## Begin Available data

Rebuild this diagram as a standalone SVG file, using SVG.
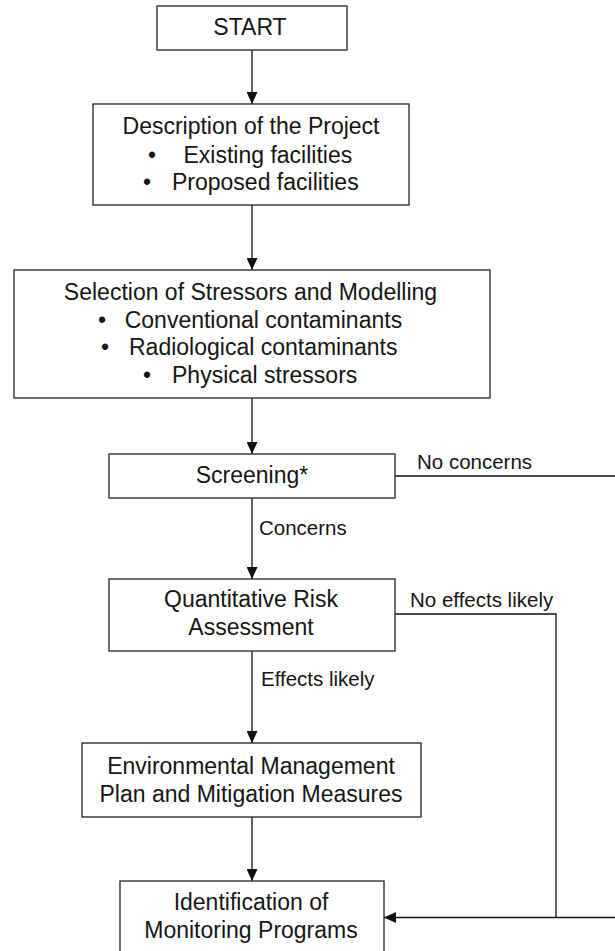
<svg xmlns="http://www.w3.org/2000/svg" width="615" height="951" viewBox="0 0 615 951">
<defs>
<marker id="ah" markerUnits="userSpaceOnUse" markerWidth="12" markerHeight="11" refX="12" refY="5.5" orient="auto">
<path d="M0,0 L12,5.5 L0,11 z" fill="#111"/>
</marker>
<style>
.box{fill:#fff;stroke:#222;stroke-width:1.3}
.t{font-family:"Liberation Sans",Arial,sans-serif;font-size:23px;fill:#151515}
.m{text-anchor:middle}
.lbl{font-family:"Liberation Sans",Arial,sans-serif;font-size:20.5px;fill:#151515}
.c{fill:none;stroke:#111;stroke-width:1.3}
</style>
</defs>
<rect width="615" height="951" fill="#fff"/>
<g id="connectors">
<line class="c" x1="252" y1="50" x2="252" y2="104" marker-end="url(#ah)"/>
<line class="c" x1="252" y1="205" x2="252" y2="270" marker-end="url(#ah)"/>
<line class="c" x1="252" y1="398" x2="252" y2="454" marker-end="url(#ah)"/>
<line class="c" x1="252" y1="498" x2="252" y2="579" marker-end="url(#ah)"/>
<line class="c" x1="252" y1="651" x2="252" y2="743" marker-end="url(#ah)"/>
<line class="c" x1="252" y1="817" x2="252" y2="881" marker-end="url(#ah)"/>
<path class="c" d="M395,476 H630 V917.5 H384" marker-end="url(#ah)"/>
<path class="c" d="M395,614 H556 V917.5"/>
<text class="lbl" x="417" y="469">No concerns</text>
<text class="lbl" x="259" y="535">Concerns</text>
<text class="lbl" x="410" y="607">No effects likely</text>
<text class="lbl" x="261" y="686">Effects likely</text>
</g>
<g id="start">
<rect class="box" x="157" y="6" width="190" height="44"/>
<text class="t m" x="250" y="35">START</text>
</g>
<g id="description">
<rect class="box" x="93" y="104" width="316" height="101"/>
<text class="t m" x="251" y="134">Description of the Project</text>
<text class="t m" x="152" y="163">•</text>
<text class="t" x="183.5" y="163">Existing facilities</text>
<text class="t m" x="147" y="190">•</text>
<text class="t" x="172" y="190">Proposed facilities</text>
</g>
<g id="selection">
<rect class="box" x="14" y="270" width="476" height="128"/>
<text class="t m" x="250.5" y="300">Selection of Stressors and Modelling</text>
<text class="t m" x="102" y="328">•</text>
<text class="t" x="124.7" y="328">Conventional contaminants</text>
<text class="t m" x="105" y="355">•</text>
<text class="t" x="129" y="355">Radiological contaminants</text>
<text class="t m" x="147" y="383">•</text>
<text class="t" x="172" y="383">Physical stressors</text>
</g>
<g id="screening">
<rect class="box" x="109" y="454" width="286" height="44"/>
<text class="t m" x="252" y="483">Screening*</text>
</g>
<g id="qra">
<rect class="box" x="109" y="579" width="286" height="72"/>
<text class="t m" x="251" y="607">Quantitative Risk</text>
<text class="t m" x="251" y="635">Assessment</text>
</g>
<g id="emp">
<rect class="box" x="82" y="743" width="339" height="74"/>
<text class="t m" x="251" y="774">Environmental Management</text>
<text class="t m" x="251" y="802">Plan and Mitigation Measures</text>
</g>
<g id="imp">
<rect class="box" x="120" y="881" width="264" height="80"/>
<text class="t m" x="251" y="910">Identification of</text>
<text class="t m" x="251" y="938">Monitoring Programs</text>
</g>
</svg>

## End Available data

### Task details
Omit the pictures, then output the rest of the listing exactly.

### Written solution
Rebuild this diagram as a standalone SVG file, using SVG.
<svg xmlns="http://www.w3.org/2000/svg" width="615" height="951" viewBox="0 0 615 951">
<defs>
<marker id="ah" markerUnits="userSpaceOnUse" markerWidth="12" markerHeight="11" refX="12" refY="5.5" orient="auto">
<path d="M0,0 L12,5.5 L0,11 z" fill="#111"/>
</marker>
<style>
.box{fill:#fff;stroke:#222;stroke-width:1.3}
.t{font-family:"Liberation Sans",Arial,sans-serif;font-size:23px;fill:#151515}
.m{text-anchor:middle}
.lbl{font-family:"Liberation Sans",Arial,sans-serif;font-size:20.5px;fill:#151515}
.c{fill:none;stroke:#111;stroke-width:1.3}
</style>
</defs>
<rect width="615" height="951" fill="#fff"/>
<g id="connectors">
<line class="c" x1="252" y1="50" x2="252" y2="104" marker-end="url(#ah)"/>
<line class="c" x1="252" y1="205" x2="252" y2="270" marker-end="url(#ah)"/>
<line class="c" x1="252" y1="398" x2="252" y2="454" marker-end="url(#ah)"/>
<line class="c" x1="252" y1="498" x2="252" y2="579" marker-end="url(#ah)"/>
<line class="c" x1="252" y1="651" x2="252" y2="743" marker-end="url(#ah)"/>
<line class="c" x1="252" y1="817" x2="252" y2="881" marker-end="url(#ah)"/>
<path class="c" d="M395,476 H630 V917.5 H384" marker-end="url(#ah)"/>
<path class="c" d="M395,614 H556 V917.5"/>
<text class="lbl" x="417" y="469">No concerns</text>
<text class="lbl" x="259" y="535">Concerns</text>
<text class="lbl" x="410" y="607">No effects likely</text>
<text class="lbl" x="261" y="686">Effects likely</text>
</g>
<g id="start">
<rect class="box" x="157" y="6" width="190" height="44"/>
<text class="t m" x="250" y="35">START</text>
</g>
<g id="description">
<rect class="box" x="93" y="104" width="316" height="101"/>
<text class="t m" x="251" y="134">Description of the Project</text>
<text class="t m" x="152" y="163">•</text>
<text class="t" x="183.5" y="163">Existing facilities</text>
<text class="t m" x="147" y="190">•</text>
<text class="t" x="172" y="190">Proposed facilities</text>
</g>
<g id="selection">
<rect class="box" x="14" y="270" width="476" height="128"/>
<text class="t m" x="250.5" y="300">Selection of Stressors and Modelling</text>
<text class="t m" x="102" y="328">•</text>
<text class="t" x="124.7" y="328">Conventional contaminants</text>
<text class="t m" x="105" y="355">•</text>
<text class="t" x="129" y="355">Radiological contaminants</text>
<text class="t m" x="147" y="383">•</text>
<text class="t" x="172" y="383">Physical stressors</text>
</g>
<g id="screening">
<rect class="box" x="109" y="454" width="286" height="44"/>
<text class="t m" x="252" y="483">Screening*</text>
</g>
<g id="qra">
<rect class="box" x="109" y="579" width="286" height="72"/>
<text class="t m" x="251" y="607">Quantitative Risk</text>
<text class="t m" x="251" y="635">Assessment</text>
</g>
<g id="emp">
<rect class="box" x="82" y="743" width="339" height="74"/>
<text class="t m" x="251" y="774">Environmental Management</text>
<text class="t m" x="251" y="802">Plan and Mitigation Measures</text>
</g>
<g id="imp">
<rect class="box" x="120" y="881" width="264" height="80"/>
<text class="t m" x="251" y="910">Identification of</text>
<text class="t m" x="251" y="938">Monitoring Programs</text>
</g>
</svg>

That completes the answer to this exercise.